Abstract

In this paper I shall investigate the geometrical structure of phenomenal visual space. I shall assume at the outset that visual perception is indirect, and thus that we are never immediately aware of even the surfaces of physical objects. Instead I will hold that our immediate visual awareness consists of a phenomenal field of colors, visual space, whose geometrical and qualitative features are determined by causal connections with the physical objects being seen; that is by light rays reflected from these objects being focused on the retina, and the various subsequent neural events which take place in the brain. I have defended the causal theory of perception in detail elsewhere (French, 1987), but in order to keep this paper within manageable length, while still doing justice to the geometrical arguments involved, I shall not summarize those arguments here.
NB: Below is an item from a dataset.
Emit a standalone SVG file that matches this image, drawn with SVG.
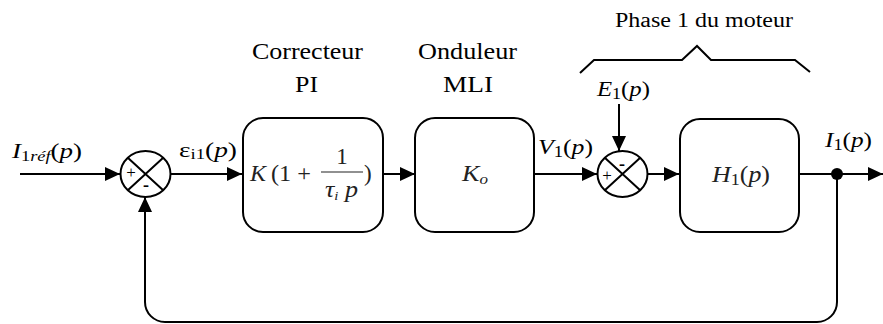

While there may be various structural resemblances between portions of visual space and the corresponding physical objects being seen, many of which being given by the laws of projective geometry, it remains possible that both the topological and metric structure of visual space is quite different from that of physical space. Thus, an attitudinal shift is required here away from direct realism, which numerically equates the two, to a more neutral attitude where a geometrical analysis can be made of our visual experience in and of itself. I shall attempt to undertake such a geometrical analysis in this paper. Thus, I shall now turn to an investigation of the topology of visual space, to be followed by an investigation of its metric structure.